Cette diplomatie d’équilibre se reflète dans plusieurs dossiers majeurs :

  • Énergie : Riyad a maintenu son engagement dans l’accord “OPEP+”, malgré les fortes pressions américaines, privilégiant la stabilité des marchés mondiaux.

  • Iran : la reprise des relations diplomatiques grâce à une médiation chinoise a marqué une rupture majeure et un tournant vers le dialogue.

  • Yémen : l’Arabie saoudite a favorisé un retour au dialogue national et à la désescalade, se positionnant comme une force de stabilisation régionale plutôt qu’un acteur du conflit.

  • La question palestinienne : Riyad revient au centre du jeu

Sur le plan régional, le rôle de l’Arabie saoudite dans le dossier palestinien illustre mieux que tout son nouveau positionnement.
Alors que certains pays arabes se sont engagés dans une normalisation accélérée avec Israël, Riyad a adopté une ligne claire et ferme :

« Pas de normalisation sans la création d’un État palestinien indépendant dans les frontières de 1967, avec Jérusalem-Est pour capitale. »

Cette position, réaffirmée à plusieurs reprises par le prince héritier, marque le retour du leadership saoudien au cœur de la cause palestinienne, dans un contexte bouleversé par la guerre de Gaza déclenchée en octobre 2023 et les négociations ardues qui s’en sont suivies.

L’Arabie saoudite a joué un rôle moteur dans les efforts d’apaisement et de reconstruction de la bande de Gaza, multipliant les contacts avec Washington, Le Caire et Doha.
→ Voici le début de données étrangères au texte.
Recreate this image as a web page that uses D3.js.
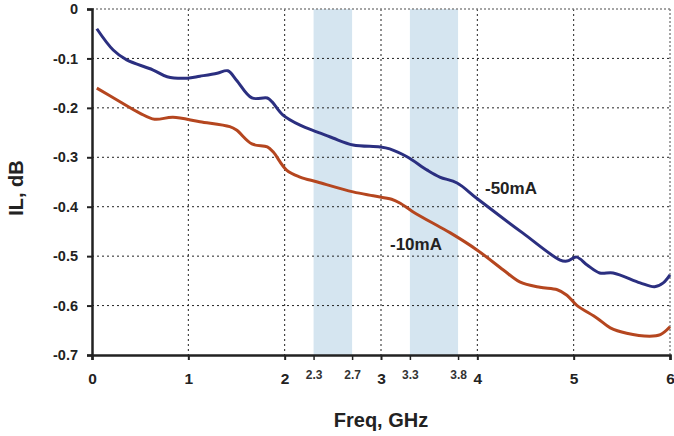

Elle a également conduit un front diplomatique arabe unifié à l’ONU et au G20, appelant à un cessez-le-feu immédiat et à la protection des civils.

Par cette posture, Riyad s’affirme comme un pôle d’équilibre régional, alliant pragmatisme diplomatique et fidélité à la cause arabe, refusant toute instrumentalisation économique ou sécuritaire de la question palestinienne.

Un nouvel équilibre mondial : entre Washington, Pékin et Moscou

Les initiatives de Mohammed ben Salman s’inscrivent dans une reconfiguration globale du système international, où la domination américaine n’est plus exclusive.
Consciente de ces mutations, Riyad œuvre à diversifier ses alliances et à bâtir un monde multipolaire, où elle entretient simultanément des relations étroites avec les États-Unis, la Chine, la Russie, l’Inde et l’Europe.

Cette approche traduit une stratégie d’autonomie stratégique :
préserver le partenariat sécuritaire avec Washington, développer les partenariats économiques avec l’Asie, et renforcer l’influence régionale par la médiation et la diplomatie silencieuse.

Une puissance régionale aux ambitions mondiales

La visite prochaine de Mohammed ben Salman à Washington ne relève pas du simple protocole, mais symbolise la reconnaissance internationale d’un nouvel équilibre de pouvoir.
Le royaume est passé d’une posture défensive à une position d’initiative et de leadership, que ce soit sur les marchés de l’énergie, dans la sécurité régionale ou la défense des droits arabes.

Décrivant ses échanges avec le prince héritier comme “remarquables” et le qualifiant de “leader exceptionnel”, Donald Trump traduit à sa manière la réalité d’un changement d’époque : l’Arabie saoudite n’est plus un partenaire secondaire, mais une puissance incontournable dans la stabilité du Moyen-Orient et la redéfinition des rapports de force mondiaux.